Why is the message not getting across to the OBCs that, with the PM himself being an OBC (or EBC if you want to be picky), the time has finally come for OBCs? I call it the Shambuka Syndrome (In the Ramayana, Shambuka the Shudra's penance causes the death of a Brahmin boy, and Ram beheads him, thus restoring Dharma): OBCs have been socialised to believe that they have been forever discriminated against by some vague entity called 'Brahminism' and that therefore, somehow they need to distrust the BJP.

This Shambuka meme is what keeps Ezhavas in thrall to the Communists, despite much evidence that the Communists themselves are very casteist, and that OBCs are usually just their water-carriers and hewers of wood.

And here the blame is squarely lies squarely with the BJP government's marketing and messaging. After a brilliantly conceived Parliament election, the government has allowed the messaging to be hijacked by the hostile Main Stream Media, although there was never any reason to do so.

I have been reading lately that the marketing genius behind the 2014 win, Prashanth Kishor, defected to Nitish Kumar, and that led to the defeat.
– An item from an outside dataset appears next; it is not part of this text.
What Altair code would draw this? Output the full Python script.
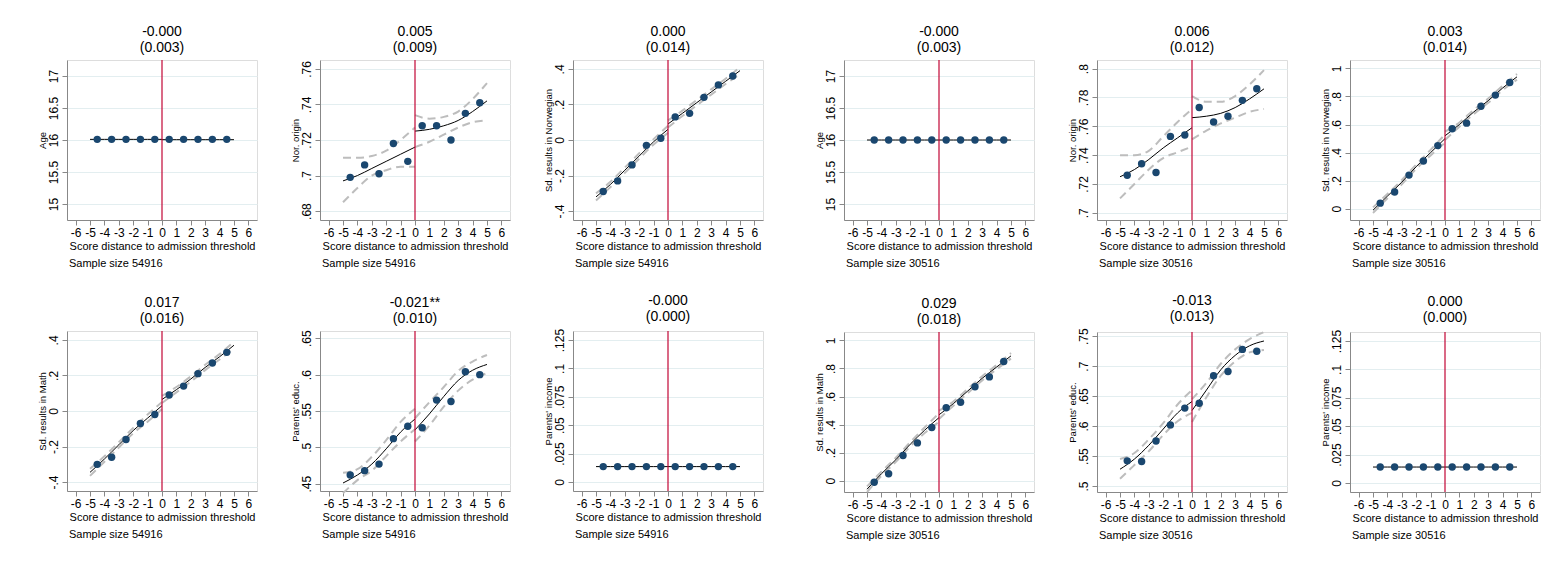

I find that too facile a reason: It is not one man's doing. It is the cumulative result of having allowed someone else to set the agenda.

This is a major problem. So long as large segments of the voting population, especially the common man, are convinced through propaganda that they can never trust the BJP, they cannot win. There is no substitute for communication.

The airwaves and the newspapers are so full of anti-BJP venom that it is absolutely shocking: I got an earful while watching TV news about the Kerala results.

The vast majority of the media and pundits simply do not believe the BJP has a right to exist, much less to rule. The words 'communal,' 'fascist,' 'secular,' 'intolerance,' 'genocide,' 'caste,' are bandied about with gay abandon, to deadly effect.

Nobody can rule when their messaging is controlled by hostile elements. In India the messaging is controlled by malignant others. Which is a no-no. The BJP can kill two birds with one stone by wresting back control of the message; and the steps are fairly obvious.

Once the media is neutral, there is a level playing field. That doesn't mean neutering the media, but forcing it to present the truth, the whole truth, and nothing but the truth.

When that happens, the OBCs will realise that the Shambuka Syndrome is merely a myth, and that inclusive growth will benefit them most.